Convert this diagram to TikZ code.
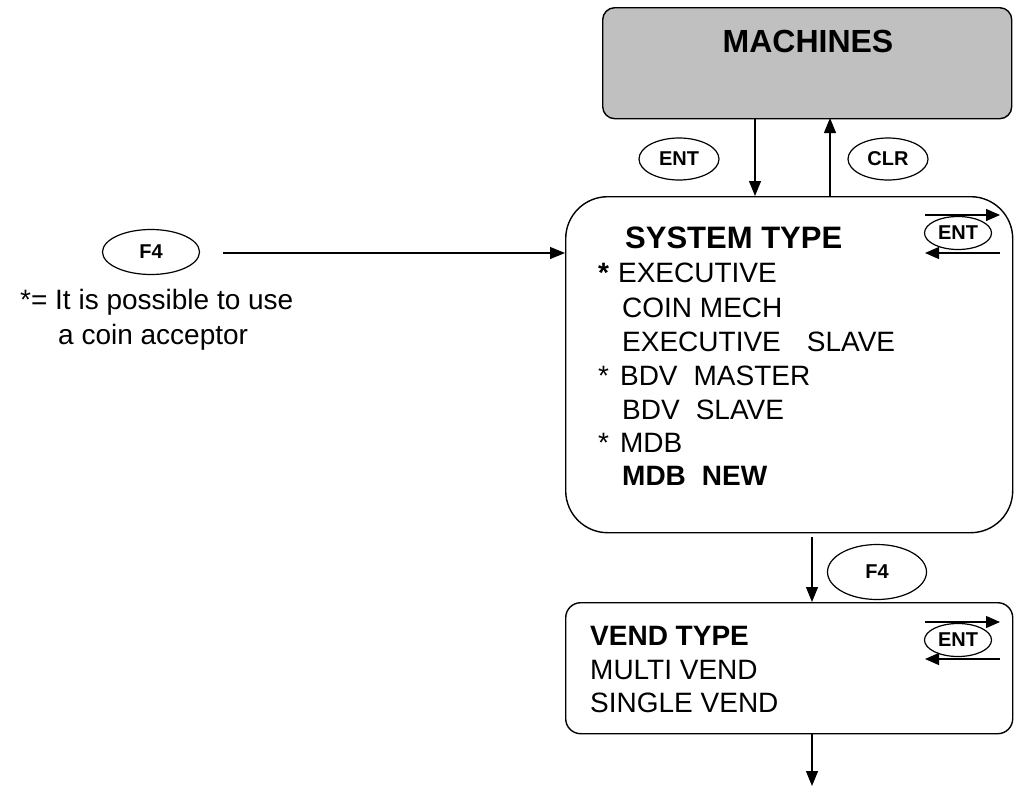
\documentclass[tikz,border=0pt]{standalone}
\usepackage{fontspec}
\setmainfont{Liberation Sans}
\usetikzlibrary{arrows.meta,shapes.geometric}
\definecolor{machgray}{RGB}{192,192,192}
\newcommand\myreg{\fontsize{28}{34}\selectfont}
\newcommand\myhead{\fontsize{31}{36}\selectfont\bfseries}
\newcommand\mymach{\fontsize{32}{38}\selectfont\bfseries}
\newcommand\mykey{\fontsize{20}{24}\selectfont\bfseries}
\begin{document}
\begin{tikzpicture}[x=1pt,y=-1pt,
  box/.style={draw,line width=1.4pt,anchor=north west,inner sep=0pt},
  keyell/.style={ellipse,draw,line width=1.2pt,inner sep=0pt,font=\mykey},
  txt/.style={anchor=base west,inner sep=0pt,font=\myreg},
  arr/.style={line width=1.2pt,-{Triangle[length=15pt,width=12pt]}},
  sarr/.style={line width=1.2pt,-{Triangle[length=14pt,width=12pt]}}]
\useasboundingbox (0,0) rectangle (1014,787);
% boxes
\node[box,rounded corners=12pt,fill=machgray,minimum width=409pt,minimum height=111pt] (mach) at (602,7) {};
\node[anchor=base,inner sep=0pt,font=\mymach] (machtxt) at (808,52) {MACHINES};
\node[box,rounded corners=42pt,minimum width=447pt,minimum height=336pt] (sys) at (565,196) {};
\node[box,rounded corners=15pt,minimum width=447pt,minimum height=131pt] (vend) at (565,602) {};
% system type texts
\node[anchor=base west,inner sep=0pt,font=\myhead] (systitle) at (625,248) {SYSTEM TYPE};
\node[txt] (s1) at (598,282) {\textbf{*}\hspace{9pt}EXECUTIVE};
\node[txt] (s2) at (622,317) {COIN MECH};
\node[txt] (s3) at (622,351) {EXECUTIVE\hspace{26pt}SLAVE};
\node[txt] (s4) at (598,385) {*\hspace{11pt}BDV\hspace{16pt}MASTER};
\node[txt] (s5) at (622,419) {BDV\hspace{16pt}SLAVE};
\node[txt] (s6) at (598,452) {*\hspace{11pt}MDB};
\node[txt,font=\myreg\bfseries] (s7) at (622,485) {MDB\hspace{16pt}NEW};
% vend type texts
\node[txt,font=\myreg\bfseries] (v1) at (590,645) {VEND TYPE};
\node[txt] (v2) at (590,679) {MULTI VEND};
\node[txt] (v3) at (590,712) {SINGLE VEND};
% note
\node[txt] (n1) at (20,309) {*= It is possible to use};
\node[txt] (n2) at (58,344) {a coin acceptor};
% key ellipses
\node[keyell,minimum width=80pt,minimum height=42pt] (ent1) at (679,159) {ENT};
\node[keyell,minimum width=80pt,minimum height=42pt] (clr) at (888,159) {CLR};
\node[keyell,minimum width=97pt,minimum height=45pt] (f4a) at (151,252) {F4};
\node[keyell,minimum width=99pt,minimum height=55pt] (f4b) at (877,572) {F4};
\node[keyell,minimum width=67pt,minimum height=33pt] (ent2) at (958,233) {ENT};
\node[keyell,minimum width=67pt,minimum height=33pt] (ent3) at (958,640) {ENT};
% connector coordinates
\coordinate (a1s) at (755,118); \coordinate (a1e) at (755,196);
\coordinate (a2s) at (830,196); \coordinate (a2e) at (830,118);
\coordinate (a3s) at (223,253); \coordinate (a3e) at (565,253);
\coordinate (a4s) at (812,537); \coordinate (a4e) at (812,602);
\coordinate (a5s) at (812,733); \coordinate (a5e) at (812,786);
\coordinate (e2a) at (925,215); \coordinate (e2b) at (1000,215);
\coordinate (e2c) at (1000,253); \coordinate (e2d) at (925,253);
\coordinate (e3a) at (925,622); \coordinate (e3b) at (1000,622);
\coordinate (e3c) at (1000,659); \coordinate (e3d) at (925,659);
\draw[arr] (a1s) -- (a1e);
\draw[arr] (a2s) -- (a2e);
\draw[arr] (a3s) -- (a3e);
\draw[arr] (a4s) -- (a4e);
\draw[arr] (a5s) -- (a5e);
\draw[sarr] (e2a) -- (e2b);
\draw[sarr] (e2c) -- (e2d);
\draw[sarr] (e3a) -- (e3b);
\draw[sarr] (e3c) -- (e3d);
\end{tikzpicture}
\end{document}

_EXERCISE_
Transcribe the material exactly, keeping every word and none of the pictures.

_SOLUTION FOR THIS EXERCISE_
Convert this diagram to TikZ code.
\documentclass[tikz,border=0pt]{standalone}
\usepackage{fontspec}
\setmainfont{Liberation Sans}
\usetikzlibrary{arrows.meta,shapes.geometric}
\definecolor{machgray}{RGB}{192,192,192}
\newcommand\myreg{\fontsize{28}{34}\selectfont}
\newcommand\myhead{\fontsize{31}{36}\selectfont\bfseries}
\newcommand\mymach{\fontsize{32}{38}\selectfont\bfseries}
\newcommand\mykey{\fontsize{20}{24}\selectfont\bfseries}
\begin{document}
\begin{tikzpicture}[x=1pt,y=-1pt,
  box/.style={draw,line width=1.4pt,anchor=north west,inner sep=0pt},
  keyell/.style={ellipse,draw,line width=1.2pt,inner sep=0pt,font=\mykey},
  txt/.style={anchor=base west,inner sep=0pt,font=\myreg},
  arr/.style={line width=1.2pt,-{Triangle[length=15pt,width=12pt]}},
  sarr/.style={line width=1.2pt,-{Triangle[length=14pt,width=12pt]}}]
\useasboundingbox (0,0) rectangle (1014,787);
% boxes
\node[box,rounded corners=12pt,fill=machgray,minimum width=409pt,minimum height=111pt] (mach) at (602,7) {};
\node[anchor=base,inner sep=0pt,font=\mymach] (machtxt) at (808,52) {MACHINES};
\node[box,rounded corners=42pt,minimum width=447pt,minimum height=336pt] (sys) at (565,196) {};
\node[box,rounded corners=15pt,minimum width=447pt,minimum height=131pt] (vend) at (565,602) {};
% system type texts
\node[anchor=base west,inner sep=0pt,font=\myhead] (systitle) at (625,248) {SYSTEM TYPE};
\node[txt] (s1) at (598,282) {\textbf{*}\hspace{9pt}EXECUTIVE};
\node[txt] (s2) at (622,317) {COIN MECH};
\node[txt] (s3) at (622,351) {EXECUTIVE\hspace{26pt}SLAVE};
\node[txt] (s4) at (598,385) {*\hspace{11pt}BDV\hspace{16pt}MASTER};
\node[txt] (s5) at (622,419) {BDV\hspace{16pt}SLAVE};
\node[txt] (s6) at (598,452) {*\hspace{11pt}MDB};
\node[txt,font=\myreg\bfseries] (s7) at (622,485) {MDB\hspace{16pt}NEW};
% vend type texts
\node[txt,font=\myreg\bfseries] (v1) at (590,645) {VEND TYPE};
\node[txt] (v2) at (590,679) {MULTI VEND};
\node[txt] (v3) at (590,712) {SINGLE VEND};
% note
\node[txt] (n1) at (20,309) {*= It is possible to use};
\node[txt] (n2) at (58,344) {a coin acceptor};
% key ellipses
\node[keyell,minimum width=80pt,minimum height=42pt] (ent1) at (679,159) {ENT};
\node[keyell,minimum width=80pt,minimum height=42pt] (clr) at (888,159) {CLR};
\node[keyell,minimum width=97pt,minimum height=45pt] (f4a) at (151,252) {F4};
\node[keyell,minimum width=99pt,minimum height=55pt] (f4b) at (877,572) {F4};
\node[keyell,minimum width=67pt,minimum height=33pt] (ent2) at (958,233) {ENT};
\node[keyell,minimum width=67pt,minimum height=33pt] (ent3) at (958,640) {ENT};
% connector coordinates
\coordinate (a1s) at (755,118); \coordinate (a1e) at (755,196);
\coordinate (a2s) at (830,196); \coordinate (a2e) at (830,118);
\coordinate (a3s) at (223,253); \coordinate (a3e) at (565,253);
\coordinate (a4s) at (812,537); \coordinate (a4e) at (812,602);
\coordinate (a5s) at (812,733); \coordinate (a5e) at (812,786);
\coordinate (e2a) at (925,215); \coordinate (e2b) at (1000,215);
\coordinate (e2c) at (1000,253); \coordinate (e2d) at (925,253);
\coordinate (e3a) at (925,622); \coordinate (e3b) at (1000,622);
\coordinate (e3c) at (1000,659); \coordinate (e3d) at (925,659);
\draw[arr] (a1s) -- (a1e);
\draw[arr] (a2s) -- (a2e);
\draw[arr] (a3s) -- (a3e);
\draw[arr] (a4s) -- (a4e);
\draw[arr] (a5s) -- (a5e);
\draw[sarr] (e2a) -- (e2b);
\draw[sarr] (e2c) -- (e2d);
\draw[sarr] (e3a) -- (e3b);
\draw[sarr] (e3c) -- (e3d);
\end{tikzpicture}
\end{document}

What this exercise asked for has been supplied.